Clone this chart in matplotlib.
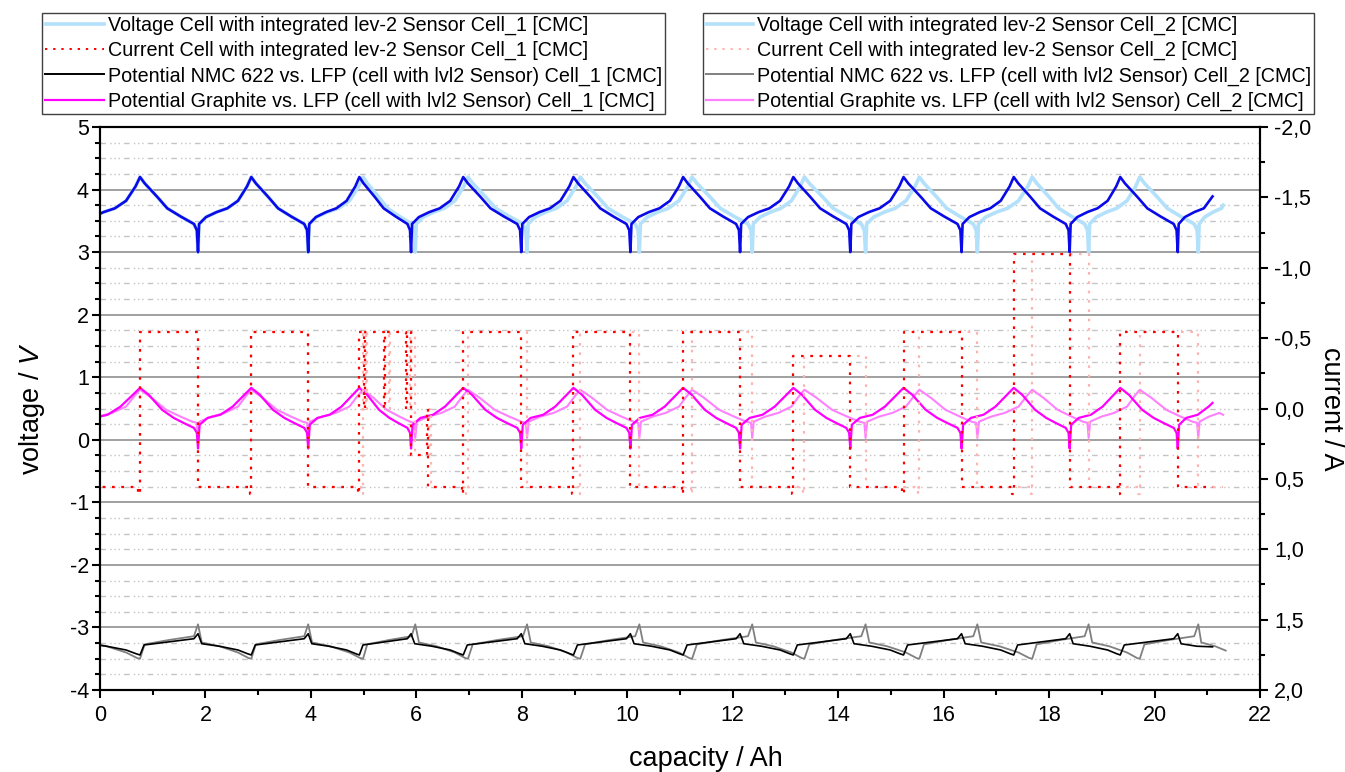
import matplotlib
matplotlib.use('Agg')
import matplotlib.pyplot as plt
from matplotlib.lines import Line2D
from matplotlib.ticker import MultipleLocator, FuncFormatter

plt.rcParams['font.family'] = ['Liberation Sans', 'DejaVu Sans']
plt.rcParams['mathtext.fontset'] = 'custom'
plt.rcParams['mathtext.rm'] = 'Liberation Sans'
plt.rcParams['mathtext.it'] = 'Liberation Sans:italic'
plt.rcParams['axes.unicode_minus'] = False

# turning points of the cycles (Ah): end of charge (4.2 V) and end of discharge (3.0 V)
peaks_c1 = [0.76, 2.87, 4.92, 6.89, 8.98, 11.06, 13.15, 15.24, 17.33, 19.35]
drops_c1 = [1.86, 3.95, 5.90, 7.99, 10.06, 12.14, 14.23, 16.34, 18.39, 20.44]
peaks_c2 = [0.76, 2.87, 4.99, 6.98, 9.11, 11.23, 13.36, 15.54, 17.68, 19.72]
drops_c2 = [1.86, 3.95, 5.98, 8.10, 10.23, 12.37, 14.52, 16.64, 18.75, 20.83]

# shape of a half cycle, s = fraction of the half cycle
volt_ch_s = [0, 0.02, 0.15, 0.35, 0.55, 0.75, 0.92, 1.0]
volt_ch_v = [3.0, 3.45, 3.56, 3.64, 3.70, 3.82, 4.05, 4.2]
volt_dis_s = [0, 0.08, 0.3, 0.47, 0.7, 0.93, 0.98, 1.0]
volt_dis_v = [4.2, 4.1, 3.88, 3.70, 3.57, 3.45, 3.35, 3.0]

gr1_ch_s = [0, 0.03, 0.18, 0.42, 0.65, 0.85, 1.0]
gr1_ch_v = [-0.14, 0.24, 0.35, 0.40, 0.53, 0.70, 0.83]
gr1_dis_s = [0, 0.15, 0.38, 0.58, 0.75, 0.93, 0.98, 1.0]
gr1_dis_v = [0.83, 0.72, 0.48, 0.35, 0.27, 0.19, 0.11, -0.14]

gr2_ch_s = [0, 0.03, 0.25, 0.5, 0.75, 0.9, 1.0]
gr2_ch_v = [0.03, 0.29, 0.37, 0.43, 0.53, 0.70, 0.80]
gr2_dis_s = [0, 0.2, 0.45, 0.7, 0.9, 0.98, 1.0]
gr2_dis_v = [0.80, 0.67, 0.48, 0.37, 0.29, 0.27, 0.03]

nmc1_ch_s = [0, 0.07, 0.4, 0.75, 0.93, 1.0]
nmc1_ch_v = [-3.10, -3.26, -3.30, -3.36, -3.42, -3.44]
nmc1_dis_s = [0, 0.07, 0.5, 0.93, 1.0]
nmc1_dis_v = [-3.44, -3.28, -3.23, -3.18, -3.10]

nmc2_ch_s = [0, 0.07, 0.4, 0.75, 0.95, 1.0]
nmc2_ch_v = [-2.95, -3.24, -3.30, -3.40, -3.49, -3.50]
nmc2_dis_s = [0, 0.08, 0.5, 0.93, 1.0]
nmc2_dis_v = [-3.50, -3.27, -3.20, -3.14, -2.95]

# current steps (start of step in Ah, current in A)
cur1_x = [-0.3, 0.73, 0.76, 1.86, 2.84, 2.87, 3.95, 4.89, 4.92, 5.01, 5.03, 5.39, 5.41,
          5.81, 5.83, 5.90, 6.20, 6.23, 6.86, 6.89, 7.99, 8.95, 8.98, 10.06, 11.03, 11.06,
          12.14, 13.12, 13.15, 14.23, 15.21, 15.24, 16.34, 17.30, 17.33, 18.39, 19.32,
          19.35, 20.44, 21.10]
cur1_i = [0.555, 0.61, -0.545, 0.555, 0.61, -0.545, 0.555, 0.61, -0.545, 0.0, -0.545, 0.0,
          -0.545, 0.0, -0.545, 0.33, 0.0, 0.555, 0.61, -0.545, 0.555, 0.61, -0.545, 0.555,
          0.61, -0.545, 0.555, 0.61, -0.37, 0.555, 0.61, -0.545, 0.555, 0.61, -1.10, 0.555,
          0.61, -0.545, 0.555, 0.555]
cur2_x = [-0.3, 0.73, 0.76, 1.86, 2.84, 2.87, 3.95, 4.96, 4.99, 5.05, 5.07, 5.49, 5.51,
          5.88, 5.90, 5.98, 6.24, 6.27, 6.95, 6.98, 8.10, 9.08, 9.11, 10.23, 11.20, 11.23,
          12.37, 13.33, 13.36, 14.52, 15.51, 15.54, 16.64, 17.65, 17.68, 18.75, 19.69,
          19.72, 20.83, 21.30]
cur2_i = cur1_i

fig = plt.figure(figsize=(13.45, 7.72), dpi=100)
ax = fig.add_axes([0.0743, 0.1062, 0.8625, 0.7293])
ax2 = ax.twinx()


def build(peaks, drops, ch_s, ch_v, dis_s, dis_v, last_len, end_x, end_v):
    xs, ys = [], []
    prev = -0.3
    for p, d in zip(peaks, drops):
        for s, v in zip(ch_s, ch_v):
            xs.append(prev + s * (p - prev))
            ys.append(v)
        for s, v in zip(dis_s, dis_v):
            xs.append(p + s * (d - p))
            ys.append(v)
        prev = d
    for s, v in zip(ch_s, ch_v):
        if prev + s * last_len < end_x:
            xs.append(prev + s * last_len)
            ys.append(v)
    xs.append(end_x)
    ys.append(end_v)
    return xs, ys


x, y = build(peaks_c2, drops_c2, volt_ch_s, volt_ch_v, volt_dis_s, volt_dis_v, 0.8, 21.3, 3.75)
ax.plot(x, y, color='#b3e0fa', lw=2.6)
x, y = build(peaks_c1, drops_c1, volt_ch_s, volt_ch_v, volt_dis_s, volt_dis_v, 0.9, 21.1, 3.89)
ax.plot(x, y, color='#0a0ae8', lw=1.9)
x, y = build(peaks_c2, drops_c2, gr2_ch_s, gr2_ch_v, gr2_dis_s, gr2_dis_v, 0.8, 21.3, 0.40)
ax.plot(x, y, color='#ff80ff', lw=1.5)
x, y = build(peaks_c1, drops_c1, gr1_ch_s, gr1_ch_v, gr1_dis_s, gr1_dis_v, 0.9, 21.1, 0.59)
ax.plot(x, y, color='#ff00ff', lw=1.6)
x, y = build(peaks_c2, drops_c2, nmc2_ch_s, nmc2_ch_v, nmc2_dis_s, nmc2_dis_v, 0.8, 21.35, -3.37)
ax.plot(x, y, color='#808080', lw=1.3)
x, y = build(peaks_c1, drops_c1, nmc1_ch_s, nmc1_ch_v, nmc1_dis_s, nmc1_dis_v, 0.9, 21.1, -3.31)
ax.plot(x, y, color='black', lw=1.2)

ax2.plot(cur2_x, cur2_i, color='#ffb4b4', lw=1.6, ls=(0, (1.2, 3)), drawstyle='steps-post')
ax2.plot(cur1_x, cur1_i, color='#ff0000', lw=1.6, ls=(0, (1.2, 3)), drawstyle='steps-post')

ax.set_xlim(0, 22)
ax.set_ylim(-4, 5)
ax2.set_ylim(2, -2)
ax.xaxis.set_major_locator(MultipleLocator(2))
ax.xaxis.set_minor_locator(MultipleLocator(1))
ax.yaxis.set_major_locator(MultipleLocator(1))
ax.yaxis.set_minor_locator(MultipleLocator(0.25))
ax2.yaxis.set_major_locator(MultipleLocator(0.5))
ax2.yaxis.set_minor_locator(MultipleLocator(0.25))
ax2.yaxis.set_major_formatter(FuncFormatter(lambda v, pos: ('%.1f' % (0 if abs(v) < 1e-9 else v)).replace('.', ',')))

ax.yaxis.grid(True, which='major', color='#a0a0a0', lw=1.4)
ax.yaxis.grid(True, which='minor', color='#c4c4c4', lw=1.0, ls=(0, (4, 3, 1, 2, 1, 2, 1, 3)))
ax.set_axisbelow(True)

for a in (ax, ax2):
    for sp in a.spines.values():
        sp.set_linewidth(1.5)
    a.tick_params(which='major', direction='out', length=6, width=1.5, labelsize=15.5)
    a.tick_params(which='minor', direction='out', length=3.5, width=1.5)
ax.tick_params(axis='y', pad=2)
ax.tick_params(axis='x', pad=5)
ax2.tick_params(axis='y', pad=4)

ax.set_xlabel('capacity / Ah', fontsize=19.5)
ax.xaxis.set_label_coords(0.522, -0.1)
ax.set_ylabel('voltage / $\\it{V}$', fontsize=19.5, labelpad=16)
ax2.set_ylabel('current / A', fontsize=19.5, rotation=-90, labelpad=24)

labels_c1 = ['Voltage Cell with integrated lev-2 Sensor Cell_1 [CMC]',
             'Current Cell with integrated lev-2 Sensor Cell_1 [CMC]',
             'Potential NMC 622 vs. LFP (cell with lvl2 Sensor) Cell_1 [CMC]',
             'Potential Graphite vs. LFP (cell with lvl2 Sensor) Cell_1 [CMC]']
labels_c2 = [t.replace('Cell_1', 'Cell_2') for t in labels_c1]

h1 = [Line2D([], [], color='#b3e0fa', lw=2.6),
      Line2D([], [], color='#ff0000', lw=1.4, ls=(0, (1.2, 3))),
      Line2D([], [], color='black', lw=1.4),
      Line2D([], [], color='#ff00ff', lw=1.6)]
h2 = [Line2D([], [], color='#b3e0fa', lw=2.6),
      Line2D([], [], color='#ffb4b4', lw=1.4, ls=(0, (1.2, 3))),
      Line2D([], [], color='#808080', lw=1.4),
      Line2D([], [], color='#ff80ff', lw=1.6)]

for h, lab, x0, hl in ((h1, labels_c1, 0.0312, 3.0), (h2, labels_c2, 0.5227, 2.4)):
    fig.legend(handles=h, labels=lab, loc='upper left', bbox_to_anchor=(x0, 0.9832),
               fontsize=14.2, frameon=True, fancybox=False, edgecolor='#404040', framealpha=1,
               borderpad=0.15, borderaxespad=0, handlelength=hl, handletextpad=0.2,
               labelspacing=0.3)

fig.savefig('out.png', dpi=100)
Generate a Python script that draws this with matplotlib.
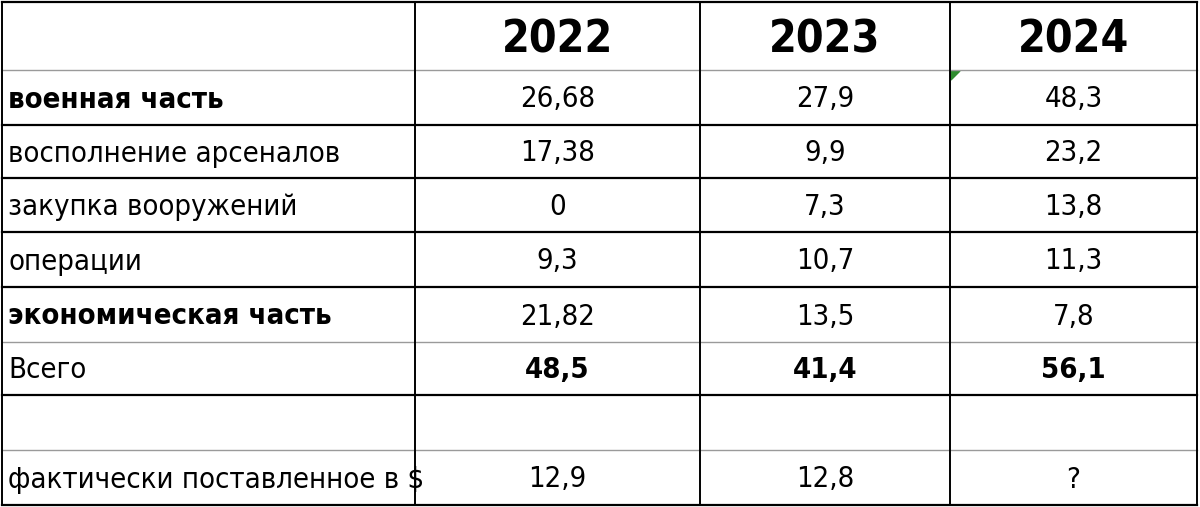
import matplotlib.pyplot as plt
from matplotlib import font_manager

years = ["2022", "2023", "2024"]
row_labels = ["военная часть", "восполнение арсеналов", "закупка вооружений", "операции",
              "экономическая часть", "Всего", "", "фактически поставленное в $"]
values = [
    ["26,68", "27,9", "48,3"],
    ["17,38", "9,9", "23,2"],
    ["0", "7,3", "13,8"],
    ["9,3", "10,7", "11,3"],
    ["21,82", "13,5", "7,8"],
    ["48,5", "41,4", "56,1"],
    ["", "", ""],
    ["12,9", "12,8", "?"],
]
bold_labels = {0, 4}
bold_values = {5}

names = {f.name for f in font_manager.fontManager.ttflist}
fam = ["Liberation Sans Narrow"] if "Liberation Sans Narrow" in names else ["DejaVu Sans"]
has_cond = any(f.name == "DejaVu Sans" and f.stretch in ("condensed", 600) or "Condensed" in f.fname
               for f in font_manager.fontManager.ttflist)
stretch = "condensed"
size = 21 if has_cond else 19

W, H = 1200, 507
fig = plt.figure(figsize=(12, 5.07), dpi=100)
ax = fig.add_axes([0, 0, 1, 1])
ax.set_xlim(0, W)
ax.set_ylim(H, 0)
ax.axis("off")

col_x = [2, 415, 700, 950, 1197]
row_y = [2, 70, 125, 178, 232, 287, 342, 395, 450, 505]
thick_rows = {0, 2, 3, 4, 5, 7, 9}

for i, y in enumerate(row_y):
    thick = i in thick_rows
    ax.plot([col_x[0], col_x[-1]], [y, y], color="black" if thick else "#9a9a9a",
            lw=1.6 if thick else 1.0)
for x in col_x:
    ax.plot([x, x], [row_y[0], row_y[-1]], color="black", lw=1.4)

for j, yr in enumerate(years):
    cx = (col_x[j + 1] + col_x[j + 2]) / 2
    ax.text(cx, 40, yr, ha="center", va="center", fontsize=32, fontweight="bold",
            family=fam, fontstretch=stretch)

for i, lab in enumerate(row_labels):
    cy = (row_y[i + 1] + row_y[i + 2]) / 2 + 2
    ax.text(8, cy, lab, ha="left", va="center", fontsize=size, fontstretch=stretch,
            fontweight="bold" if i in bold_labels else "normal", family=fam)
    for j, v in enumerate(values[i]):
        cx = (col_x[j + 1] + col_x[j + 2]) / 2
        ax.text(cx, cy, v, ha="center", va="center", fontsize=size, fontstretch=stretch,
                fontweight="bold" if i in bold_values else "normal", family=fam)

ax.fill([951, 960, 951], [71, 71, 80], color="#2e8b2e")

fig.savefig("out.png", dpi=100, facecolor="white")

★ ★ ★ ★ ★ ★ ★

EXERCISE AIM:
Skip the pictures and repeat, word for word, the lines from the one containing "Generate a Python" to the one containing "from matplotlib import font_manager", keeping both of those lines.

OUTPUT BELOW:
Generate a Python script that draws this with matplotlib.
import matplotlib.pyplot as plt
from matplotlib import font_manager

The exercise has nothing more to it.